What is required => Return all the data below as it stands, minus the pictures.
====
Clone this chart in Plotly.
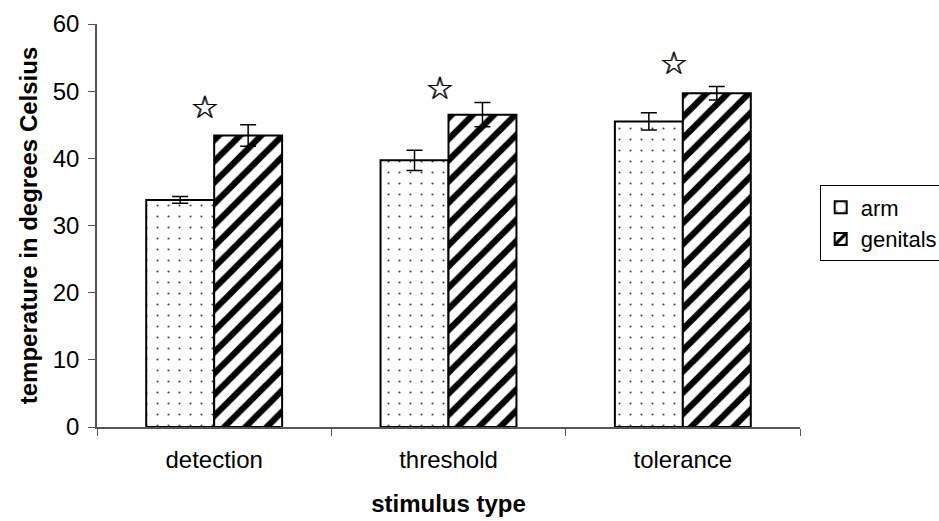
import plotly.graph_objects as go

categories = ["detection", "threshold", "tolerance"]
arm_values = [33.8, 39.7, 45.5]
arm_errors = [0.5, 1.5, 1.3]
genitals_values = [43.4, 46.5, 49.7]
genitals_errors = [1.6, 1.8, 1.0]
star_values = [47.6, 50.4, 54.2]
y_ticks = [0, 10, 20, 30, 40, 50, 60]

fig = go.Figure()
fig.add_trace(go.Bar(
    name="arm", x=categories, y=arm_values,
    marker=dict(color="white", line=dict(color="black", width=2),
                pattern=dict(shape=".", size=11, solidity=0.03, fgcolor="#444444",
                             fgopacity=1, bgcolor="white")),
    error_y=dict(type="data", array=arm_errors, color="black", thickness=1.5, width=8),
))
fig.add_trace(go.Bar(
    name="genitals", x=categories, y=genitals_values,
    marker=dict(color="white", line=dict(color="black", width=2),
                pattern=dict(shape="/", size=15, solidity=0.42, fgcolor="black",
                             fgopacity=1, bgcolor="white")),
    error_y=dict(type="data", array=genitals_errors, color="black", thickness=1.5, width=8),
))

for c, s in zip(categories, star_values):
    for dx in (-9.5, -8.5):
        fig.add_annotation(x=c, y=s, text="<b>☆</b>", showarrow=False, xshift=dx,
                           font=dict(size=32, color="black", family="DejaVu Sans"))

fig.update_layout(
    width=939, height=521,
    margin=dict(l=97, r=139, t=24, b=94, autoexpand=False),
    paper_bgcolor="white", plot_bgcolor="white",
    barmode="group", bargap=0.42, bargroupgap=0,
    font=dict(family="Liberation Sans, Arial", size=24, color="black"),
    legend=dict(x=1.028, y=0.505, xanchor="left", yanchor="middle",
                bordercolor="black", borderwidth=1, font=dict(size=22),
                tracegroupgap=4),
    showlegend=True,
)
fig.update_xaxes(
    type="category", tickson="boundaries", ticks="outside", ticklen=7,
    tickcolor="#555555", showline=True, linecolor="#555555", linewidth=1.5,
    showgrid=False, ticklabelstandoff=10, tickfont=dict(size=24),
    title=dict(text="<b>stimulus type</b>", font=dict(size=24), standoff=24),
)
fig.update_yaxes(
    range=[0, 60], tickvals=y_ticks, ticks="outside", ticklen=7,
    tickcolor="#555555", showline=True, linecolor="#555555", linewidth=1.5,
    showgrid=False, zeroline=False, ticklabelstandoff=4, tickfont=dict(size=24),
    title=dict(text="<b>temperature in degrees Celsius</b>", font=dict(size=24), standoff=8),
)

fig.write_html("out.html")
====
Solution for this exercise =>
Clone this chart in Plotly.
import plotly.graph_objects as go

categories = ["detection", "threshold", "tolerance"]
arm_values = [33.8, 39.7, 45.5]
arm_errors = [0.5, 1.5, 1.3]
genitals_values = [43.4, 46.5, 49.7]
genitals_errors = [1.6, 1.8, 1.0]
star_values = [47.6, 50.4, 54.2]
y_ticks = [0, 10, 20, 30, 40, 50, 60]

fig = go.Figure()
fig.add_trace(go.Bar(
    name="arm", x=categories, y=arm_values,
    marker=dict(color="white", line=dict(color="black", width=2),
                pattern=dict(shape=".", size=11, solidity=0.03, fgcolor="#444444",
                             fgopacity=1, bgcolor="white")),
    error_y=dict(type="data", array=arm_errors, color="black", thickness=1.5, width=8),
))
fig.add_trace(go.Bar(
    name="genitals", x=categories, y=genitals_values,
    marker=dict(color="white", line=dict(color="black", width=2),
                pattern=dict(shape="/", size=15, solidity=0.42, fgcolor="black",
                             fgopacity=1, bgcolor="white")),
    error_y=dict(type="data", array=genitals_errors, color="black", thickness=1.5, width=8),
))

for c, s in zip(categories, star_values):
    for dx in (-9.5, -8.5):
        fig.add_annotation(x=c, y=s, text="<b>☆</b>", showarrow=False, xshift=dx,
                           font=dict(size=32, color="black", family="DejaVu Sans"))

fig.update_layout(
    width=939, height=521,
    margin=dict(l=97, r=139, t=24, b=94, autoexpand=False),
    paper_bgcolor="white", plot_bgcolor="white",
    barmode="group", bargap=0.42, bargroupgap=0,
    font=dict(family="Liberation Sans, Arial", size=24, color="black"),
    legend=dict(x=1.028, y=0.505, xanchor="left", yanchor="middle",
                bordercolor="black", borderwidth=1, font=dict(size=22),
                tracegroupgap=4),
    showlegend=True,
)
fig.update_xaxes(
    type="category", tickson="boundaries", ticks="outside", ticklen=7,
    tickcolor="#555555", showline=True, linecolor="#555555", linewidth=1.5,
    showgrid=False, ticklabelstandoff=10, tickfont=dict(size=24),
    title=dict(text="<b>stimulus type</b>", font=dict(size=24), standoff=24),
)
fig.update_yaxes(
    range=[0, 60], tickvals=y_ticks, ticks="outside", ticklen=7,
    tickcolor="#555555", showline=True, linecolor="#555555", linewidth=1.5,
    showgrid=False, zeroline=False, ticklabelstandoff=4, tickfont=dict(size=24),
    title=dict(text="<b>temperature in degrees Celsius</b>", font=dict(size=24), standoff=8),
)

fig.write_html("out.html")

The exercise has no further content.